TOKYO (awp/afp) - Les actionnaires de Nissan se réunissent lundi pour voter la révocation du mandat d'administrateur de Carlos Ghosn, déjà limogé en novembre de la présidence après son arrestation pour des malversations présumées mises au jour par le groupe japonais et de nouveau incarcéré depuis jeudi.

A l'ordre du jour de cette assemblée générale extraordinaire, trois sujets: le renvoi de M. Ghosn, celui de son ex-bras droit Greg Kelly, inculpé sur un volet de l'affaire, et l'élection comme membre du conseil d'administration du président de Renault, Jean-Dominique Senard, qui sera présent.

La direction du groupe s'était empressée de destituer M. Ghosn en tant que président du conseil d'administration juste après son arrestation initiale le 19 novembre, mais il faut l'aval des actionnaires pour le démettre de son poste d'administrateur.

La réunion doit débuter à 10h00 (01h00 GMT) dans un grand hôtel de la capitale japonaise, quelques jours après une nouvelle interpellation de l'ex-PDG de Renault-Nissan par les enquêteurs du parquet de Tokyo, où il se trouvait assigné à résidence.

La séance ne sera donc "pas perturbée par M. Ghosn, qui a été réduit au silence", alors qu'il avait annoncé une conférence de presse pour le 11 avril, a commenté pour l'AFP Takaki Nakanishi, analyste du secteur basé à Tokyo.

"C'est une bonne nouvelle pour Nissan qui peut se concentrer sur la réforme de sa gouvernance", dit-il, même si l'ambiance est loin d'être sereine au sein du constructeur d'automobiles japonais, accaparé par l'enquête interne qu'il mène depuis l'été 2018 sur son ancien PDG.

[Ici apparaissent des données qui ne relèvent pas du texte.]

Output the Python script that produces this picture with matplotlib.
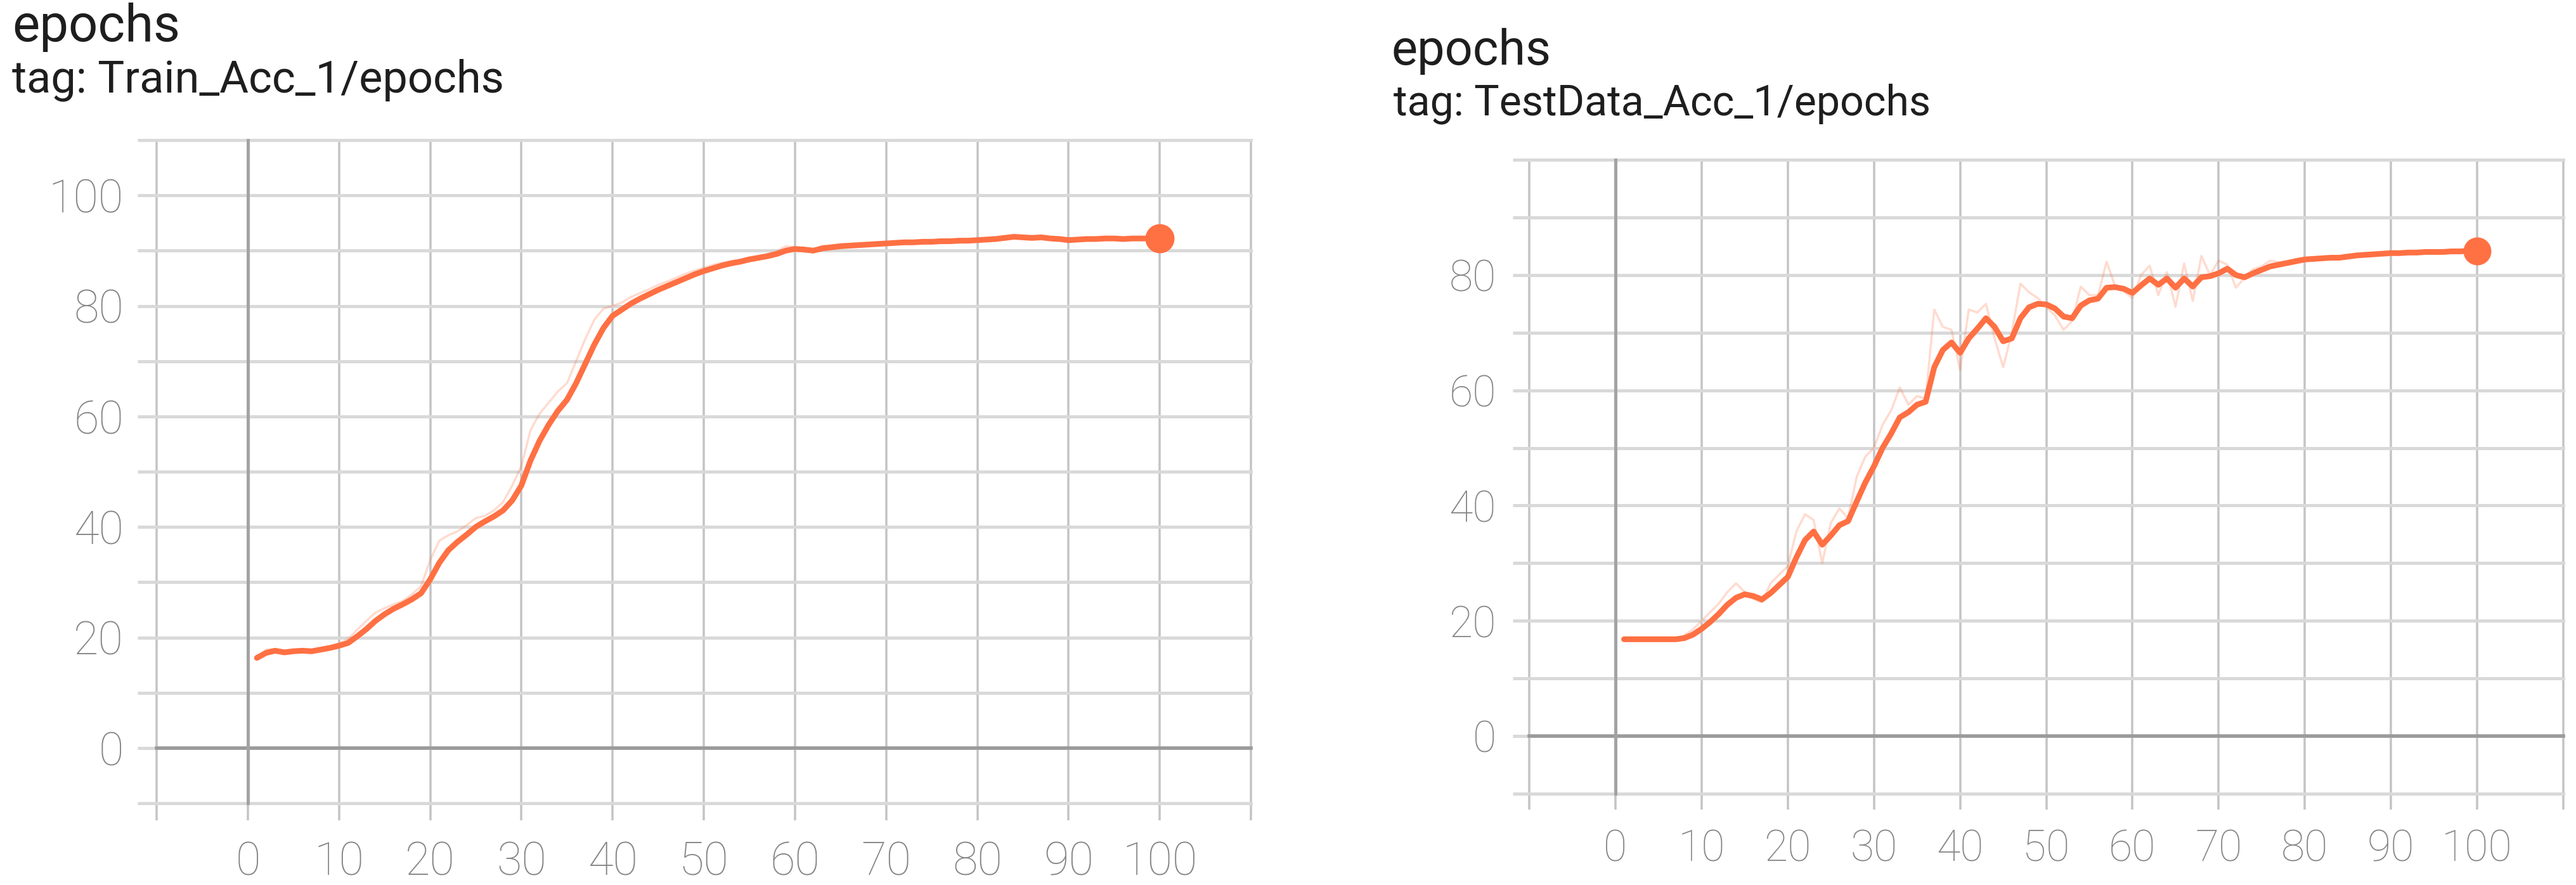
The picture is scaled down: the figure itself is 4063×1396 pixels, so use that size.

Avant d'être renvoyé dans la prison du quartier de Kosuge (nord de Tokyo) où il avait déjà passé plus de 100 jours, M. Ghosn n'a pas épargné Nissan.

Il s'est redit victime d'un "complot" orchestré par des dirigeants du groupe nippon qui voulaient, selon lui, empêcher un projet d'intégration plus poussée avec Renault.

"L'autre partie (de l'explication), c'est la détérioration de la performance de Nissan depuis deux ans", a souligné le magnat déchu de 65 ans lors d'un entretien accordé mercredi à une télévision française.

"Je suis très préoccupé par la performance et l'avenir de Nissan", insiste-t-il, attribuant la responsabilité de la dégradation au dauphin qu'il avait lui-même choisi, Hiroto Saikawa, quand il s'était retiré de la direction exécutive en avril 2017.

Alliance consensuelle

Nissan, qui a longtemps mis Carlos Ghosn sur un piédestal pour l'avoir sauvé de la faillite, le voue désormais aux gémonies, le présentant comme un dictateur qui ne souffrait aucune objection.

Qu'une histoire de 20 ans se termine aussi brutalement, "c'est regrettable", reconnaît-on de source proche de Nissan. "Il reste respecté pour ce qu'il a fait à la tête du groupe, mais on ne peut fermer les yeux devant les fautes qu'il a commises".

L'ancien grand patron, déjà inculpé à trois reprises, est actuellement en garde à vue, jusqu'au 14 avril au moins, sur des soupçons de détournement de fonds de Nissan.

Son épouse a, elle, quitté le Japon où les procureurs voulaient l'interroger, selon des médias locaux.

Le constructeur français Renault a également transmis des éléments lui paraissant suspects à la justice française.

L'assemblée générale de lundi sera l'occasion pour les deux alliés d'afficher devant les actionnaires leur entente retrouvée après des semaines de discorde, l'affaire Ghosn ayant réveillé des rancoeurs au sein de Nissan.

Sous la houlette de M. Senard, l'alliance a déjà décidé de faire table rase de la structure passée, jugée opaque, et mis en place le 12 mars un conseil opérationnel censé fonctionner sur la base du consensus entre ses trois membres, Renault, Nissan et Mitsubishi Motors.

Cette nouvelle instance tripartite doit se réunir pour la première fois ce vendredi à Paris.

Là aussi, Carlos Ghosn a fait entendre sa musique: "l'alliance, ce sont des gens qui se parlent et prennent des décisions qui sont de temps à temps difficiles (...) Si on dit +tout est consensuel+, je crains que cette alliance s'éteigne très très vite", a-t-il averti.